* [DIRECTIVE]:
In the records below, find the line that contains "Generate a Python" and the line that contains "0.797, 0.125, 0.0017, 0.00005]". Set down exactly those lines and every line between them, and nothing more.

* [DATA LISTING]:
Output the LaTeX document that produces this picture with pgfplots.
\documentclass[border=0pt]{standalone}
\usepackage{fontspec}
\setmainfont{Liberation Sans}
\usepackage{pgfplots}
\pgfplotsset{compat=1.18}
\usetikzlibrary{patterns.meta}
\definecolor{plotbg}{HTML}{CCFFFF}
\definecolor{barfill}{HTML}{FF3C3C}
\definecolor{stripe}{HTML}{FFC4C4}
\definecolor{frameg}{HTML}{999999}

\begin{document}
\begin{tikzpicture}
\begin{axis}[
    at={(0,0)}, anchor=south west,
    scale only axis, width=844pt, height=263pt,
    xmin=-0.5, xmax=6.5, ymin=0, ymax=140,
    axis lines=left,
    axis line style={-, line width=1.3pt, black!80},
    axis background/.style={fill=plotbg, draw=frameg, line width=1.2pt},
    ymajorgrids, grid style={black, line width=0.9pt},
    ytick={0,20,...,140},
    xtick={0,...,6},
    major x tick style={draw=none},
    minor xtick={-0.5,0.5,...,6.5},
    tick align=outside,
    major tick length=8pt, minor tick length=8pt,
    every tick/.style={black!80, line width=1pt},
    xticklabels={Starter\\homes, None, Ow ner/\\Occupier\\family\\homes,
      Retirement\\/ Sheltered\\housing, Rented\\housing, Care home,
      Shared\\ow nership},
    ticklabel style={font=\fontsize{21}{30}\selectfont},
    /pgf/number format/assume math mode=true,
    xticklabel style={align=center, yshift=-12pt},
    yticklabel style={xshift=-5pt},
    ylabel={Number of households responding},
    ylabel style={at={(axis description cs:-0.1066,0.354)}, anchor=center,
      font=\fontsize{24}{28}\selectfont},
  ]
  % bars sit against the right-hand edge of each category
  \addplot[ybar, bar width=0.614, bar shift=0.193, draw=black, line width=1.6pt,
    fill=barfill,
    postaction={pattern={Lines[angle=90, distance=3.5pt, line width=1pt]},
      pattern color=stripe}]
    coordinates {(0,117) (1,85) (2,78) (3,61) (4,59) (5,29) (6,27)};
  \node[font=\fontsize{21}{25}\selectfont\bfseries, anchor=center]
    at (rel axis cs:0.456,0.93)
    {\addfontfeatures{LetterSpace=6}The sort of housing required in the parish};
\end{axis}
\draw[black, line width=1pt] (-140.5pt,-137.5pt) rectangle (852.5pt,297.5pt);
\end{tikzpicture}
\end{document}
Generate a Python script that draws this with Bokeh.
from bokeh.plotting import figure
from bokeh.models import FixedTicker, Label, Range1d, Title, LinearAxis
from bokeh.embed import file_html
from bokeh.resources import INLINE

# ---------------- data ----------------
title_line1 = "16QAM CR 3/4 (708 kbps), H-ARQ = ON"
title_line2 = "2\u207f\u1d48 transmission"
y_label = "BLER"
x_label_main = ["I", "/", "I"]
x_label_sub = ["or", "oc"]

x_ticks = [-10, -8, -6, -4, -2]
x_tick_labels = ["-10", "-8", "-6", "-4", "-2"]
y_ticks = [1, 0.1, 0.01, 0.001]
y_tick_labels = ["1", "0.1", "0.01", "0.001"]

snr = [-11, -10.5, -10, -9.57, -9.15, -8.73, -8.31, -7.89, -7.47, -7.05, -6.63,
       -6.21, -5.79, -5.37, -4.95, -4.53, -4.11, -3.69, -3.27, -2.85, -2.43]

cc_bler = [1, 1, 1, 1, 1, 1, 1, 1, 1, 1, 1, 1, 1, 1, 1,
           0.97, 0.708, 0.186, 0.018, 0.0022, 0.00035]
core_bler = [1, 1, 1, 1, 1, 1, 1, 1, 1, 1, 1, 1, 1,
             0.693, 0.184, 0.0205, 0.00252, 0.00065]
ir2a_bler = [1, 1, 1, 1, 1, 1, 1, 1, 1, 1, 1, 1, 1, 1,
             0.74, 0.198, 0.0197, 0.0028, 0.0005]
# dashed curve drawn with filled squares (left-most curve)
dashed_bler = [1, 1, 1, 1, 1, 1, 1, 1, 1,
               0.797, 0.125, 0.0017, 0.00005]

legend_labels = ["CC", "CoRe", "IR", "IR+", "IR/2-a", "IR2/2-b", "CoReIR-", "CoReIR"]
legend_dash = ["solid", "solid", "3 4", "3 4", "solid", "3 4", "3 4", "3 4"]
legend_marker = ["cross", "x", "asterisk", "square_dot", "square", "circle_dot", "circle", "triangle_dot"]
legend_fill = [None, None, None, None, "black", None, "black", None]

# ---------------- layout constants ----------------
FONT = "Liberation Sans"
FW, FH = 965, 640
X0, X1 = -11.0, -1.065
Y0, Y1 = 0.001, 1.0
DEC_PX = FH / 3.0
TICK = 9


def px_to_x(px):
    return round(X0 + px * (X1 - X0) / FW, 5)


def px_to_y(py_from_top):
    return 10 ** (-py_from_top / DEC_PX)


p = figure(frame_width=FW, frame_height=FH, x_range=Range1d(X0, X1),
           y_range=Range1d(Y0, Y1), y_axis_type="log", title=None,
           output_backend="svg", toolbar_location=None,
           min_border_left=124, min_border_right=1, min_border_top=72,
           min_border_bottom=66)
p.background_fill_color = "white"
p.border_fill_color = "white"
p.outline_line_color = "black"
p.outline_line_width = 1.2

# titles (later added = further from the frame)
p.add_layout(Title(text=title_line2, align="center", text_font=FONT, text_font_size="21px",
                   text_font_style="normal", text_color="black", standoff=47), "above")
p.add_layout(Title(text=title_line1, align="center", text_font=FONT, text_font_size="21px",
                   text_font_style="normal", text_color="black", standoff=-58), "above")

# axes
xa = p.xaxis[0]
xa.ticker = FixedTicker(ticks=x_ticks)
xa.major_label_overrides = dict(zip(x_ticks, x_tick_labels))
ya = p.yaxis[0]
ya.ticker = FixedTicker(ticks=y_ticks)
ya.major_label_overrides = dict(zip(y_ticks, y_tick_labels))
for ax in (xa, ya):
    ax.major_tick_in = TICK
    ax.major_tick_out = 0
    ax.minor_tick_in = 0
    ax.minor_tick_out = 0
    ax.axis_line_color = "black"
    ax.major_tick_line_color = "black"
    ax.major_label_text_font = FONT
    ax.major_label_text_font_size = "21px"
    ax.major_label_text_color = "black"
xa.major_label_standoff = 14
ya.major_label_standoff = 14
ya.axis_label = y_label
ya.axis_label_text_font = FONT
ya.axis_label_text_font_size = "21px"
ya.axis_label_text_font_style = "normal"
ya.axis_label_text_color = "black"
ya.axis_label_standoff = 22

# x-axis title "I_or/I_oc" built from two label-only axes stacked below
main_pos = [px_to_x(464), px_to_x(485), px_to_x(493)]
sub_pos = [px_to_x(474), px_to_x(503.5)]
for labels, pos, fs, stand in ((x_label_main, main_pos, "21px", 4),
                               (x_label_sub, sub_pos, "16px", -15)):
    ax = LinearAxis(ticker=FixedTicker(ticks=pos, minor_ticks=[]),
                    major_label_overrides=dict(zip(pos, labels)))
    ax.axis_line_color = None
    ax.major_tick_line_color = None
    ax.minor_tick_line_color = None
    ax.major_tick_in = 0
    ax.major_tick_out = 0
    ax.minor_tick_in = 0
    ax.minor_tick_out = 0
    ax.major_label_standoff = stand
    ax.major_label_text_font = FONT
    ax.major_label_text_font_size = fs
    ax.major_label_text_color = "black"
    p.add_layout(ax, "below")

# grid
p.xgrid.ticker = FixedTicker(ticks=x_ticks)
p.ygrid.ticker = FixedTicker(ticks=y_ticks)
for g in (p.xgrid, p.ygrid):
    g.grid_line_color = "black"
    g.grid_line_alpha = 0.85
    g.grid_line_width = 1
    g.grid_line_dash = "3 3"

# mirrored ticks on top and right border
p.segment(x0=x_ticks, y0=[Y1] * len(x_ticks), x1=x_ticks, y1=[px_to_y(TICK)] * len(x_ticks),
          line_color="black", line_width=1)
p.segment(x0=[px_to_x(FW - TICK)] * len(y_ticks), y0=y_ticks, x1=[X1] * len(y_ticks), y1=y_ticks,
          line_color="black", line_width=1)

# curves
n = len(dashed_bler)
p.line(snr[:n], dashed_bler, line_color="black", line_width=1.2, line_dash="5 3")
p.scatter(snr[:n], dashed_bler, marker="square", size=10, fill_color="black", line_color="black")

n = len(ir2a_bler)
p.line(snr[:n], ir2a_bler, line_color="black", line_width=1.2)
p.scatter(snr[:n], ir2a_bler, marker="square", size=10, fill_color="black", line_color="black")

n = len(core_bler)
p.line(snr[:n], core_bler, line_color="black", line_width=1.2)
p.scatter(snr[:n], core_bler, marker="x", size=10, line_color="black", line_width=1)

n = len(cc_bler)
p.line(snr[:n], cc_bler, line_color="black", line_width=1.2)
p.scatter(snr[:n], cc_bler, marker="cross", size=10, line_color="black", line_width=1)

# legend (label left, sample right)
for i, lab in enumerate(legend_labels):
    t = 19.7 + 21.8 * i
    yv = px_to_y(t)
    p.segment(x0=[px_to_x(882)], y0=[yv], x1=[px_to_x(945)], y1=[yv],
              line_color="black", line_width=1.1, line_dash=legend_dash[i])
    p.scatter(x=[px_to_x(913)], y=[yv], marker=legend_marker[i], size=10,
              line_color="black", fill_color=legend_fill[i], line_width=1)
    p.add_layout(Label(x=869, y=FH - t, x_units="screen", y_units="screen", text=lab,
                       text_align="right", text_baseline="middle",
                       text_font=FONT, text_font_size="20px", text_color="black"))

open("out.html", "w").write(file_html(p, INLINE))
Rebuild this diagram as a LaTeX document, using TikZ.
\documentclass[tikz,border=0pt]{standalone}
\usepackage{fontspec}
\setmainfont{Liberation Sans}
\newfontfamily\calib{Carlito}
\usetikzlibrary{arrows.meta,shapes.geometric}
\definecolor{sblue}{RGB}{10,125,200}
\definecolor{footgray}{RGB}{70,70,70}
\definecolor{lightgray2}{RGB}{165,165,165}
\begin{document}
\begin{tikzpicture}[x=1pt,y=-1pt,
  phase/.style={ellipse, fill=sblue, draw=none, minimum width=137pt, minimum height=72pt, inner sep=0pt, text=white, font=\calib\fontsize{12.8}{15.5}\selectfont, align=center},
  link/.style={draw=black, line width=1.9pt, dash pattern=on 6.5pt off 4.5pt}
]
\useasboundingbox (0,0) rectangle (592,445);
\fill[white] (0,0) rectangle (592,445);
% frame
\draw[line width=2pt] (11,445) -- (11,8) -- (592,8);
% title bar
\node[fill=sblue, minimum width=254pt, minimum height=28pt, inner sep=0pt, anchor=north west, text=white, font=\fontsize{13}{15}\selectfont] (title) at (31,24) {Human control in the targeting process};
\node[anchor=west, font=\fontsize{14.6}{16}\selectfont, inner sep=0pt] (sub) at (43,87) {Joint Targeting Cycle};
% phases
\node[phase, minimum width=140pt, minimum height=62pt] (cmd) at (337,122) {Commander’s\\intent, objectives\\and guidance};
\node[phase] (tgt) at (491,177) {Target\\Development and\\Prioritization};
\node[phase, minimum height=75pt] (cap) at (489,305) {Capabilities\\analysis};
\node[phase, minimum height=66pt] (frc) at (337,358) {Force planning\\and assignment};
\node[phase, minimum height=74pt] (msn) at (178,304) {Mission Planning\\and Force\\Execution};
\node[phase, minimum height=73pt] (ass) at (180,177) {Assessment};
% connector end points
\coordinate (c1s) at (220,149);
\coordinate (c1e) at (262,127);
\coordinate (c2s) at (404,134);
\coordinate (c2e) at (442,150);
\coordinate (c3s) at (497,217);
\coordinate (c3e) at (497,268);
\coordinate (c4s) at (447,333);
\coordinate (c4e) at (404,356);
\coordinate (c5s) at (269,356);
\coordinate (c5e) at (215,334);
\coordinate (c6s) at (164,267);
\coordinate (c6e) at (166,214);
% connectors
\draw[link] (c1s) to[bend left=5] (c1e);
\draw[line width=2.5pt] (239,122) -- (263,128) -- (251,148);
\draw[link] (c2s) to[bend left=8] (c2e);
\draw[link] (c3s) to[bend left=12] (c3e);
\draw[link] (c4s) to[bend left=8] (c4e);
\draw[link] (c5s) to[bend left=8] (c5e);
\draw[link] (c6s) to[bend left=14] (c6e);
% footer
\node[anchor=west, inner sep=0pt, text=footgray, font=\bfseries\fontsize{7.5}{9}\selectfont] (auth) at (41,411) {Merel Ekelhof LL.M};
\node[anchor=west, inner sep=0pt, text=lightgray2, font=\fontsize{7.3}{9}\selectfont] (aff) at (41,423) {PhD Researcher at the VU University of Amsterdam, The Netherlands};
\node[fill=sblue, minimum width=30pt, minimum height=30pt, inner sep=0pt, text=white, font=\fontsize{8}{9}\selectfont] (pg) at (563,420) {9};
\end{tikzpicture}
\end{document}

* [EXERCISE RESPONSE]:
Generate a Python script that draws this with Bokeh.
from bokeh.plotting import figure
from bokeh.models import FixedTicker, Label, Range1d, Title, LinearAxis
from bokeh.embed import file_html
from bokeh.resources import INLINE

# ---------------- data ----------------
title_line1 = "16QAM CR 3/4 (708 kbps), H-ARQ = ON"
title_line2 = "2\u207f\u1d48 transmission"
y_label = "BLER"
x_label_main = ["I", "/", "I"]
x_label_sub = ["or", "oc"]

x_ticks = [-10, -8, -6, -4, -2]
x_tick_labels = ["-10", "-8", "-6", "-4", "-2"]
y_ticks = [1, 0.1, 0.01, 0.001]
y_tick_labels = ["1", "0.1", "0.01", "0.001"]

snr = [-11, -10.5, -10, -9.57, -9.15, -8.73, -8.31, -7.89, -7.47, -7.05, -6.63,
       -6.21, -5.79, -5.37, -4.95, -4.53, -4.11, -3.69, -3.27, -2.85, -2.43]

cc_bler = [1, 1, 1, 1, 1, 1, 1, 1, 1, 1, 1, 1, 1, 1, 1,
           0.97, 0.708, 0.186, 0.018, 0.0022, 0.00035]
core_bler = [1, 1, 1, 1, 1, 1, 1, 1, 1, 1, 1, 1, 1,
             0.693, 0.184, 0.0205, 0.00252, 0.00065]
ir2a_bler = [1, 1, 1, 1, 1, 1, 1, 1, 1, 1, 1, 1, 1, 1,
             0.74, 0.198, 0.0197, 0.0028, 0.0005]
# dashed curve drawn with filled squares (left-most curve)
dashed_bler = [1, 1, 1, 1, 1, 1, 1, 1, 1,
               0.797, 0.125, 0.0017, 0.00005]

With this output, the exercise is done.